FX Trading

FX Connect® for State Street

In 1995, State Street determined that they wanted to introduce an electronic trading system for their customers and take the lead in electronic trading.

The Situation

State Street has a number of institutional money manager clients. These clients manage multiple funds and must deal in foreign exchange for the international investments across their funds. Because these deals were being done on the phone, with orders faxed and manually entered into the bank’s operational and settlement systems at the end of the day, the bank was missing out on significant revenue on block deals.

The Goal

By developing an electronic trading system, the bank would ease the operational burden of manual entry, allow for straight through processing, and enable the bank to realize significant profits on a number of new trading opportunities.

By making it operationally easy for clients to initiate trades, State Street hoped to see higher volumes of trades from their clients.

How Was It Done?

The trades were broken into two components, the spot deal and a swap to convert the spot into forwards at different value dates for the different funds.

Since the spot rates were highly volatile, traders could focus on pricing these by aggregating across all the funds and then price the less volatile swaps. Once the systems were linked to the back office systems of the bank there was no additional operational work to be done after pricing, and at the push of a button, the fund manager could load all of the trade details into the bank’s settlement systems.

Technology

The technology used for the system was the same as the ones that had been tried and tested for distributing real time market data to traders’ desks. This ensured that there were no failures during the entire trading session and the audit trail for the whole process was maintained at the central location.

First to Market

The bank deployed the system in 1996. No major competition arrived on the market until 2000 when FXAll and Atriax were announced by a consortium of banks.
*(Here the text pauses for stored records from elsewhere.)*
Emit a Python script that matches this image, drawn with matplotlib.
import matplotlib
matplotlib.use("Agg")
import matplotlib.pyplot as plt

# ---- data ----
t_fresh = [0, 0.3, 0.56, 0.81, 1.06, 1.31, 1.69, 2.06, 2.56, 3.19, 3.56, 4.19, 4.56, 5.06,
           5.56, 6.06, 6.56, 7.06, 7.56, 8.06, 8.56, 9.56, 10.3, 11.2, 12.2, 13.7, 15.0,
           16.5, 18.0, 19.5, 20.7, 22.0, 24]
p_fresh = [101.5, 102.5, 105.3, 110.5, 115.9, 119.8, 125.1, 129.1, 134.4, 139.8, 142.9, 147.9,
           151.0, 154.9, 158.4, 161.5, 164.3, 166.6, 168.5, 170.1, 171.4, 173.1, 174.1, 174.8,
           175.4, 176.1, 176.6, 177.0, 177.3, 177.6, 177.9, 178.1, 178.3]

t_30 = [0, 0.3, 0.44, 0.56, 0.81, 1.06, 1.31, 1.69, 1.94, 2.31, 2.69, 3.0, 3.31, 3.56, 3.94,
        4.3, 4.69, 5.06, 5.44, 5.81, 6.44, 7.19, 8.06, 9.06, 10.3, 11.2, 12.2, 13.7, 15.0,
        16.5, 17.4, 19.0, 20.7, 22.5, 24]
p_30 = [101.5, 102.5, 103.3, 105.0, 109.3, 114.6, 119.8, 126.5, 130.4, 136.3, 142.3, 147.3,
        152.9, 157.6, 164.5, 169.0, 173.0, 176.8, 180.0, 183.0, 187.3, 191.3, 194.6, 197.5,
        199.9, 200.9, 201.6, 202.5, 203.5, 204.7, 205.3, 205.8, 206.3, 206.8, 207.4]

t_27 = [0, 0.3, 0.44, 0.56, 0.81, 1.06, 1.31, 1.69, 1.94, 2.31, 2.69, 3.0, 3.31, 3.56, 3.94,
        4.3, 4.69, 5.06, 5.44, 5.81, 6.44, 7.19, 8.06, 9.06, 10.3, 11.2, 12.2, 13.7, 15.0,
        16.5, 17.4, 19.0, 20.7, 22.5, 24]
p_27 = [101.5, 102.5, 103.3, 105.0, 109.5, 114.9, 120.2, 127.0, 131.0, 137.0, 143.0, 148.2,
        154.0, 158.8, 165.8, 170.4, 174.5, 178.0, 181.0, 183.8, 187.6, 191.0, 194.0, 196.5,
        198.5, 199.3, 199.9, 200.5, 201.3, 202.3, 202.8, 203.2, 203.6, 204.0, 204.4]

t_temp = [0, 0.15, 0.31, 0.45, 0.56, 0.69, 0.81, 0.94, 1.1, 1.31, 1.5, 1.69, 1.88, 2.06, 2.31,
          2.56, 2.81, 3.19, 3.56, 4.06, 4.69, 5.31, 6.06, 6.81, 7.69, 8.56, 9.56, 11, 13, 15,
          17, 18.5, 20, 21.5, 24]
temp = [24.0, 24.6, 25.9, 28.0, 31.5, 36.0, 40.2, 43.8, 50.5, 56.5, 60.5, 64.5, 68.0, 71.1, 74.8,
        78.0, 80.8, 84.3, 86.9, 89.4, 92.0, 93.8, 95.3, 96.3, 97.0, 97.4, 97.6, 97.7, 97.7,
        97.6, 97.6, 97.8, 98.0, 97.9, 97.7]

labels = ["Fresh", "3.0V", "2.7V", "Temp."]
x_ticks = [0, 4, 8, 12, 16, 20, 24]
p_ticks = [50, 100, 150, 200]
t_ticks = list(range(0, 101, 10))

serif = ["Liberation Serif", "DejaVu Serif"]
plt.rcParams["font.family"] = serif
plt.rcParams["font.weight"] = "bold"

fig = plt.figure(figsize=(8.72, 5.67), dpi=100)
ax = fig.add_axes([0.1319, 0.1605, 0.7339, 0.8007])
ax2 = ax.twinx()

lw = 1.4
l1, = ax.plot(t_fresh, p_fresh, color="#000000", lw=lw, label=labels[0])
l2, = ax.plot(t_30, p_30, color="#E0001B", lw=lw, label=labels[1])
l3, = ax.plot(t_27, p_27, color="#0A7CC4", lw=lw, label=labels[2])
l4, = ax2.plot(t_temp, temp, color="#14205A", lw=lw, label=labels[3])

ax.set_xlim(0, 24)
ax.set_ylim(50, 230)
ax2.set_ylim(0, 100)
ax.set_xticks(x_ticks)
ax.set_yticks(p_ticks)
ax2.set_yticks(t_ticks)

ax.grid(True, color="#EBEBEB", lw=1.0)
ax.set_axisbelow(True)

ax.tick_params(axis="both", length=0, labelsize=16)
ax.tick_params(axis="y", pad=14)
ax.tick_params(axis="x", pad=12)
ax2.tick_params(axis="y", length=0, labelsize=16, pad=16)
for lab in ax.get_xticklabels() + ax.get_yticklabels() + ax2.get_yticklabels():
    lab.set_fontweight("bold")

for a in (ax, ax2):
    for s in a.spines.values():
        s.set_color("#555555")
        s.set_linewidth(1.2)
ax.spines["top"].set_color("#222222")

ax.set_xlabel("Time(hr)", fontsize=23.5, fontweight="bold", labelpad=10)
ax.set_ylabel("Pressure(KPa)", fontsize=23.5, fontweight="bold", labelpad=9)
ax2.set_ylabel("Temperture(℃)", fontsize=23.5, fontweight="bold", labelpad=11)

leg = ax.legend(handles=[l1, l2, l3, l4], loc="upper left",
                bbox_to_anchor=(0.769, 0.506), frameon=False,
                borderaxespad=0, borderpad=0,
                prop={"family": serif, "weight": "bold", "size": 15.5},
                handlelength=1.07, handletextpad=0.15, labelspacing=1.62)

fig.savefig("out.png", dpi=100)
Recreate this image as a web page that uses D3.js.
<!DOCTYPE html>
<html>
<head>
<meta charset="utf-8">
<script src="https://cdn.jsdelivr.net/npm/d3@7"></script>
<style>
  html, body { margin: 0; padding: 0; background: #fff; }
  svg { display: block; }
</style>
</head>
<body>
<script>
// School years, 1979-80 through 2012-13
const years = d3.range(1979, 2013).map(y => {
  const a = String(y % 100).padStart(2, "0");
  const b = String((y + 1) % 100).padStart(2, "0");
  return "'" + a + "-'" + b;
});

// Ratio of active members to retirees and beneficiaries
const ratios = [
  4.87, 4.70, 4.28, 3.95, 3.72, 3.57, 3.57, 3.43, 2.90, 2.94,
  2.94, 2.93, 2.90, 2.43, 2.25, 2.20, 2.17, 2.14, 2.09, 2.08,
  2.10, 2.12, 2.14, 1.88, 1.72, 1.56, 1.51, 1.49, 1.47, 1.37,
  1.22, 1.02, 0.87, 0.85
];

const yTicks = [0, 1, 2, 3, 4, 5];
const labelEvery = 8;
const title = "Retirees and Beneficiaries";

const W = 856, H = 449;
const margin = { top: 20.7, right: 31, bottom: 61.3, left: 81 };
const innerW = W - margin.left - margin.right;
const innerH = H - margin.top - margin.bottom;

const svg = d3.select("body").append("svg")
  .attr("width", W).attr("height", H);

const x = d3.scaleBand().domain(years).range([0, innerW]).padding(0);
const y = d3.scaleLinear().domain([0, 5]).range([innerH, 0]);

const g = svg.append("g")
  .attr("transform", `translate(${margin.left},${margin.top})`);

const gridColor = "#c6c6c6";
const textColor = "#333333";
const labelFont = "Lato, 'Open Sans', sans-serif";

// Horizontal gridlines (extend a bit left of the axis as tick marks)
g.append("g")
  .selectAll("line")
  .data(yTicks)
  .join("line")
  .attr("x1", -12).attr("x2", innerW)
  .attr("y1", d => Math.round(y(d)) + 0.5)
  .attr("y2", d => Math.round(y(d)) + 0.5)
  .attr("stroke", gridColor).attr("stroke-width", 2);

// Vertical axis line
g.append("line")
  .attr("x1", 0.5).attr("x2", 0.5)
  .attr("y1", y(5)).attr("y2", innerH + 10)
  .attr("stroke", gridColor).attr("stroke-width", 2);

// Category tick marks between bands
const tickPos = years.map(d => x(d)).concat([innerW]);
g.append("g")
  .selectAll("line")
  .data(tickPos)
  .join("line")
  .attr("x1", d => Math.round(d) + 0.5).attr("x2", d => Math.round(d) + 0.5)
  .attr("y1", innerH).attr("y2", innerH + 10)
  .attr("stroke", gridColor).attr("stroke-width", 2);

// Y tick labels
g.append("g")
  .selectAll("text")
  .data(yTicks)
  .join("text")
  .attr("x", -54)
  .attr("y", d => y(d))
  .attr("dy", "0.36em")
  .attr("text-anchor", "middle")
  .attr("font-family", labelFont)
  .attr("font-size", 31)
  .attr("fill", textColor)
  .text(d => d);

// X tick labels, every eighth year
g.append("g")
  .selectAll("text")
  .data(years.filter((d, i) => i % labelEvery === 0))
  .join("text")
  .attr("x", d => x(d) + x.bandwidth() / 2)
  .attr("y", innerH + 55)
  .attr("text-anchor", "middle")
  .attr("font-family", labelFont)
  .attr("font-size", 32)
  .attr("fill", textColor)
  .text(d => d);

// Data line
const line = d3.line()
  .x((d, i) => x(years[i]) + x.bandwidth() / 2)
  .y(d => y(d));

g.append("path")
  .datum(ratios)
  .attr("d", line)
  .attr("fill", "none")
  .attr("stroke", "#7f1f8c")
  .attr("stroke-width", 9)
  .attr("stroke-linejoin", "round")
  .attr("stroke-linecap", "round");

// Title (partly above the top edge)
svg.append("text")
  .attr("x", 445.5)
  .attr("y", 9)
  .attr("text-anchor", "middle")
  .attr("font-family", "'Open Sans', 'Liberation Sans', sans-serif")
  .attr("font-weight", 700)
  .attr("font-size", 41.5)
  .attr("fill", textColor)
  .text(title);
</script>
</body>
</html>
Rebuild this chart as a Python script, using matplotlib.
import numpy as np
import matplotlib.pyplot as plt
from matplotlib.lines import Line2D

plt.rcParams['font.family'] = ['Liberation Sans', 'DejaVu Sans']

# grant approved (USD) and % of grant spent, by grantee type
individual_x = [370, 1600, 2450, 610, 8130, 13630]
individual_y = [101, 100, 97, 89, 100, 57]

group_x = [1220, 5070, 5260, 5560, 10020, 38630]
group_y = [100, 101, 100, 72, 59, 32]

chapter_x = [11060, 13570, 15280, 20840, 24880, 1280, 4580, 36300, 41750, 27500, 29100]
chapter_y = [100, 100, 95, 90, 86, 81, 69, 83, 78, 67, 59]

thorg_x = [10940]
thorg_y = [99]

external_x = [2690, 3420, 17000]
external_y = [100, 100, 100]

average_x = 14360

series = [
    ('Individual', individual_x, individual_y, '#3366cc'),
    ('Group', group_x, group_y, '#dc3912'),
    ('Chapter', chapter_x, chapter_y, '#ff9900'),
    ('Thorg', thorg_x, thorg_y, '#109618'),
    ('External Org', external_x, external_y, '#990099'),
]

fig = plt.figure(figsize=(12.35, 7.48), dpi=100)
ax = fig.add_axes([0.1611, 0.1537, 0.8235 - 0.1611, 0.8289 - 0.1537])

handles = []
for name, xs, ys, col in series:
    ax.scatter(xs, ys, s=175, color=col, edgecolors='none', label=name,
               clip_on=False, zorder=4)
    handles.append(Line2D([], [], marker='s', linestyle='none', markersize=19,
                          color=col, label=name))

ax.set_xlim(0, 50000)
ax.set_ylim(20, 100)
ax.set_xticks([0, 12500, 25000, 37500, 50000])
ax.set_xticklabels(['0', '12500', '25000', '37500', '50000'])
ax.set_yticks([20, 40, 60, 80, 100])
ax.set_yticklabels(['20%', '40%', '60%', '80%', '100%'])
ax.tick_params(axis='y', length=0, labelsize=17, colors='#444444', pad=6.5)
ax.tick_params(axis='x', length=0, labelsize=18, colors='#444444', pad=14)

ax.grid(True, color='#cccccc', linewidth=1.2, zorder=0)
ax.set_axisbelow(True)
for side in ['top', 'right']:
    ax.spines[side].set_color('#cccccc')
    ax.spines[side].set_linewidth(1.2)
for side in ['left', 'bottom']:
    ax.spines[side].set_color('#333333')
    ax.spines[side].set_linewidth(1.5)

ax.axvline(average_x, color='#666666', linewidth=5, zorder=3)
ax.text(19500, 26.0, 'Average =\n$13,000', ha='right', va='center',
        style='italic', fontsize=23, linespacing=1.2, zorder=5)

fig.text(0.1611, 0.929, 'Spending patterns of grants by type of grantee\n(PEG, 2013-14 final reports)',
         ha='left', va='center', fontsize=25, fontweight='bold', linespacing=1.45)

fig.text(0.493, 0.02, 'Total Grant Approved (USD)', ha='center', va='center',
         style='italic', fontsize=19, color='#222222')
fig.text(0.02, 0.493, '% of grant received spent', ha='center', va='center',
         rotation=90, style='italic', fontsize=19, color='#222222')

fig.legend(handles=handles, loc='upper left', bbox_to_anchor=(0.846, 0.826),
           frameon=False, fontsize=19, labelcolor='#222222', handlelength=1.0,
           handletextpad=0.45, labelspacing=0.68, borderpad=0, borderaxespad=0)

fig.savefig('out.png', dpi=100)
FXAll didn’t begin trading until 2001, giving FX Connect® a full five year head start.

The system had such market dominance that some of the customers were using the system to such an extent that State Street had to advise them to trade with other banks in order to ensure that their fiduciary obligations were maintained.

The Results

Stanley W. Shelton, executive vice President and head of State Street's Global Markets business said, "FX Connect® was the first online FX portal when launched in 1996. It remains the market leader, despite the emergence of competitors in the last few years.

According to a recent Tower Group report, FX Connect® has a 70% share of the online foreign exchange market.

On March 1st 2000, live trading commenced with Deutsche Bank making FX Connect® the first-ever multi-bank foreign exchange system.

The trading system is deployed at over 200 of the largest asset managers globally and in use by more than 30 of the largest banks around the world. FX Connect® has surpassed $20 billion in daily trading volume.